**Set exercise:** Print verbatim the opening line of the material and every subsequent line through the one containing "(0,0) rectangle (1110,584);".
§
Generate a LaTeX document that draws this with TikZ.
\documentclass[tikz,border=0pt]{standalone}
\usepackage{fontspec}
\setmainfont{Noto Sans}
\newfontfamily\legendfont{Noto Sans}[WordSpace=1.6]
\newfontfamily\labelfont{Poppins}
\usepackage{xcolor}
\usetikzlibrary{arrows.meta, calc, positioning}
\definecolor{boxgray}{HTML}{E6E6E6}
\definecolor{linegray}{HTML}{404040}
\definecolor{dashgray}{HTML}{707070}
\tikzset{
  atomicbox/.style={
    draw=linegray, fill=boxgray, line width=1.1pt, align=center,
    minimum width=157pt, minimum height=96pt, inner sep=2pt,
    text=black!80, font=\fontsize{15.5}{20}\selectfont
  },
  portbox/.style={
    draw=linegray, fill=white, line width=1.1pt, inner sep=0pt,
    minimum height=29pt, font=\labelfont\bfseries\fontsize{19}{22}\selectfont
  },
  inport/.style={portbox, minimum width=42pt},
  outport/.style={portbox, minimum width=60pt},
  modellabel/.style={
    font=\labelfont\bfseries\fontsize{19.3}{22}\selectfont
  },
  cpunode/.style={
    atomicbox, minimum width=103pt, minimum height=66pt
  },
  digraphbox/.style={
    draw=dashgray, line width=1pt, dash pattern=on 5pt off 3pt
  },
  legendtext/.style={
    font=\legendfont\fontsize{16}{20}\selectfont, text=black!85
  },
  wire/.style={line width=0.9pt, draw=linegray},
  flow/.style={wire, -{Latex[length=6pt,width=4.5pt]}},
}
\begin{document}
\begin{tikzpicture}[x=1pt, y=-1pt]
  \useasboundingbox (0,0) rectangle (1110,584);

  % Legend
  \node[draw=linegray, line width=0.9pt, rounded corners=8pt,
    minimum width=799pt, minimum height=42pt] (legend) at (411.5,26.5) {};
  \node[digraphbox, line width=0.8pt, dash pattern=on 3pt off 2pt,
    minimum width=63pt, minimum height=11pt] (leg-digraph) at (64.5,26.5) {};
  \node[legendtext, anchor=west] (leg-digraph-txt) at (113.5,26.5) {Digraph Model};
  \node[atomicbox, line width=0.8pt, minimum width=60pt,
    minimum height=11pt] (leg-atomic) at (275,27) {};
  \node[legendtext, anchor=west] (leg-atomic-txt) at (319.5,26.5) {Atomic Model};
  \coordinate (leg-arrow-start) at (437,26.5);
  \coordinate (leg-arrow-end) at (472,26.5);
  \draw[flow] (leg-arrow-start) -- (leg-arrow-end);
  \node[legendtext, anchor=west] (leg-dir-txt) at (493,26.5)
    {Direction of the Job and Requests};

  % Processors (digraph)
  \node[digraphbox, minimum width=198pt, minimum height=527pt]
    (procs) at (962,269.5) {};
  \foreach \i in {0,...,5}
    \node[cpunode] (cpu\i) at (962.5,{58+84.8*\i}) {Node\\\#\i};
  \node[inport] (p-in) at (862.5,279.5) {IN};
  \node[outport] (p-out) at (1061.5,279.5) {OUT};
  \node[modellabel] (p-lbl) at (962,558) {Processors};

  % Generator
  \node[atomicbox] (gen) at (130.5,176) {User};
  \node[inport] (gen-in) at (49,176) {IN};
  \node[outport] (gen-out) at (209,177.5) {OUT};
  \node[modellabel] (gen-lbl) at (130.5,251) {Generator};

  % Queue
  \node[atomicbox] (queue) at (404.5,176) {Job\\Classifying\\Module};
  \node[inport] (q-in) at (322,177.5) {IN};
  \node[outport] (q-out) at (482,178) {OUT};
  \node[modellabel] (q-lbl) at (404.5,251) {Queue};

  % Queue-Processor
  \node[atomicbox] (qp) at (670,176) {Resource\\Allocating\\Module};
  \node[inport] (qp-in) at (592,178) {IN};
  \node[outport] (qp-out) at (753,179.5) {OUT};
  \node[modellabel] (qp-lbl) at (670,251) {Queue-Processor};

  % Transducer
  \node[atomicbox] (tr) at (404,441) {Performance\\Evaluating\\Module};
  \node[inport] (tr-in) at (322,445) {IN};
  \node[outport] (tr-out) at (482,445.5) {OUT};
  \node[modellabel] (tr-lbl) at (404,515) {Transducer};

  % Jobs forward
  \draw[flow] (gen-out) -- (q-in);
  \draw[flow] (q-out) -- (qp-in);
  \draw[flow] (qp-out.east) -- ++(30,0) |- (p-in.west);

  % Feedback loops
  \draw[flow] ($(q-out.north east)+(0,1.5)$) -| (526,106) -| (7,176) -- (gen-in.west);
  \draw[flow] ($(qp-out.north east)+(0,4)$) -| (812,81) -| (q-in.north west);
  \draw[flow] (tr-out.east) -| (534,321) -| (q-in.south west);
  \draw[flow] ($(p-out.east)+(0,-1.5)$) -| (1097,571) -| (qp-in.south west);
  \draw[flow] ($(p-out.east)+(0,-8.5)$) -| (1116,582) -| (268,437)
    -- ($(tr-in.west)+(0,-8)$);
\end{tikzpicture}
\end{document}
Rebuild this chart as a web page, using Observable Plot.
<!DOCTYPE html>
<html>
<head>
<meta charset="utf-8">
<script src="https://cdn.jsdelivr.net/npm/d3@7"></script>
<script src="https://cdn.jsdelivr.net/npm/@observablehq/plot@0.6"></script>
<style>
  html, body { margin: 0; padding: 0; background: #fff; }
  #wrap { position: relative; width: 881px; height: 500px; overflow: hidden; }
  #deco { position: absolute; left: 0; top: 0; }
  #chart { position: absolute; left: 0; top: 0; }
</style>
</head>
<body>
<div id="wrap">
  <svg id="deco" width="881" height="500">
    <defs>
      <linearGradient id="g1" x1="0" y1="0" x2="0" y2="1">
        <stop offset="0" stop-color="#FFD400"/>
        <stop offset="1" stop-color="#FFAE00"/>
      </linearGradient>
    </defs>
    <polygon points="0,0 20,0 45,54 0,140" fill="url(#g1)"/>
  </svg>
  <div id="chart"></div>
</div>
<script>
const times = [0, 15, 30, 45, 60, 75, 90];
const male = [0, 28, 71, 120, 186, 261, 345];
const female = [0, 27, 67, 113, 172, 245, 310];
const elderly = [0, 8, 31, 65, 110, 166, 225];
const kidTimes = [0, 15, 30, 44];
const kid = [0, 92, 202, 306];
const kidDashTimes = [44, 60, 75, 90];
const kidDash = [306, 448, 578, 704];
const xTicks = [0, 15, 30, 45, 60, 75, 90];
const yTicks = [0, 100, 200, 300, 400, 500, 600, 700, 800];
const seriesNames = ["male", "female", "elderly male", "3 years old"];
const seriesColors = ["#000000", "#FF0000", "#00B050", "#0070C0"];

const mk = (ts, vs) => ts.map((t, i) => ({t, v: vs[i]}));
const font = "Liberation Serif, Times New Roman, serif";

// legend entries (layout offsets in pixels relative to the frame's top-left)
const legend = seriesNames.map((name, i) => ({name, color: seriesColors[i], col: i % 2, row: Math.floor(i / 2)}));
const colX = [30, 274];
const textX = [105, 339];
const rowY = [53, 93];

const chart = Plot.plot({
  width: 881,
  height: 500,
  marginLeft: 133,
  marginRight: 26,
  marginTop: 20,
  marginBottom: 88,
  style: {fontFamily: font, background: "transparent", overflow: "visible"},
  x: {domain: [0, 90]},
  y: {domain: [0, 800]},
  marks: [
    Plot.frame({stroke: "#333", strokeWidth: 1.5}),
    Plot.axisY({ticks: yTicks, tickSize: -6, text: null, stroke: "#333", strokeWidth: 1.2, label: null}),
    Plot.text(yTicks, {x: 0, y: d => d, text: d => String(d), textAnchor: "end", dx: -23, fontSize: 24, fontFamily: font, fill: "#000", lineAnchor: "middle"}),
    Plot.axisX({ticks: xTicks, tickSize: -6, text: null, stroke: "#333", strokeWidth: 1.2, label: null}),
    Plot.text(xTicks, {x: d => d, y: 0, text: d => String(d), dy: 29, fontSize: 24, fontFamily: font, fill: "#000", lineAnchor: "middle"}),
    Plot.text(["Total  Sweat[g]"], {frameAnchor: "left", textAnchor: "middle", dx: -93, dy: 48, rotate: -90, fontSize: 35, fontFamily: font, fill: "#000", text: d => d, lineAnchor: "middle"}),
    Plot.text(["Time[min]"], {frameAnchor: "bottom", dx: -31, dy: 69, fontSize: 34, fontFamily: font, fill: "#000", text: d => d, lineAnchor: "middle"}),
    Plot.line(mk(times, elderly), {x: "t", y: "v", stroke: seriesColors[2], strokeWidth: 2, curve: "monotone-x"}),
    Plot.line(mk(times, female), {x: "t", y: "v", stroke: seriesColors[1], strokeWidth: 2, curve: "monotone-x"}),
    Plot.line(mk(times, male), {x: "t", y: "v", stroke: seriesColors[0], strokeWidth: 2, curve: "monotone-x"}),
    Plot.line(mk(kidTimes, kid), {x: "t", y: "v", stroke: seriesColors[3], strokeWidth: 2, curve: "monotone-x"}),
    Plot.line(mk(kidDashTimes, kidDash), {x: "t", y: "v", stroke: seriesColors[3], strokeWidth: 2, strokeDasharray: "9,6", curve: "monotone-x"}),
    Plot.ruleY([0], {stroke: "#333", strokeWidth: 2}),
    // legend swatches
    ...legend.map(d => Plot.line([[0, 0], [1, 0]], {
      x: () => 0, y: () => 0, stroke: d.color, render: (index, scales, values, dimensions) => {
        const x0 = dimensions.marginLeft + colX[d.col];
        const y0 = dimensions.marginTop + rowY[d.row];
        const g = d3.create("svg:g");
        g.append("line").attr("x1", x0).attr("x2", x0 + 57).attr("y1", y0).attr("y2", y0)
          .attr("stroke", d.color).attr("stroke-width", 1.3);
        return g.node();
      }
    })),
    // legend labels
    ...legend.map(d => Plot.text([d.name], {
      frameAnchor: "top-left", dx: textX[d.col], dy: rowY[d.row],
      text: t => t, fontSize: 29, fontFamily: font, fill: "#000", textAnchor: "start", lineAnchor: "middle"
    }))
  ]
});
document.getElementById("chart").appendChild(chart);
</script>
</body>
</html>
§
**Complete output:**
Generate a LaTeX document that draws this with TikZ.
\documentclass[tikz,border=0pt]{standalone}
\usepackage{fontspec}
\setmainfont{Noto Sans}
\newfontfamily\legendfont{Noto Sans}[WordSpace=1.6]
\newfontfamily\labelfont{Poppins}
\usepackage{xcolor}
\usetikzlibrary{arrows.meta, calc, positioning}
\definecolor{boxgray}{HTML}{E6E6E6}
\definecolor{linegray}{HTML}{404040}
\definecolor{dashgray}{HTML}{707070}
\tikzset{
  atomicbox/.style={
    draw=linegray, fill=boxgray, line width=1.1pt, align=center,
    minimum width=157pt, minimum height=96pt, inner sep=2pt,
    text=black!80, font=\fontsize{15.5}{20}\selectfont
  },
  portbox/.style={
    draw=linegray, fill=white, line width=1.1pt, inner sep=0pt,
    minimum height=29pt, font=\labelfont\bfseries\fontsize{19}{22}\selectfont
  },
  inport/.style={portbox, minimum width=42pt},
  outport/.style={portbox, minimum width=60pt},
  modellabel/.style={
    font=\labelfont\bfseries\fontsize{19.3}{22}\selectfont
  },
  cpunode/.style={
    atomicbox, minimum width=103pt, minimum height=66pt
  },
  digraphbox/.style={
    draw=dashgray, line width=1pt, dash pattern=on 5pt off 3pt
  },
  legendtext/.style={
    font=\legendfont\fontsize{16}{20}\selectfont, text=black!85
  },
  wire/.style={line width=0.9pt, draw=linegray},
  flow/.style={wire, -{Latex[length=6pt,width=4.5pt]}},
}
\begin{document}
\begin{tikzpicture}[x=1pt, y=-1pt]
  \useasboundingbox (0,0) rectangle (1110,584);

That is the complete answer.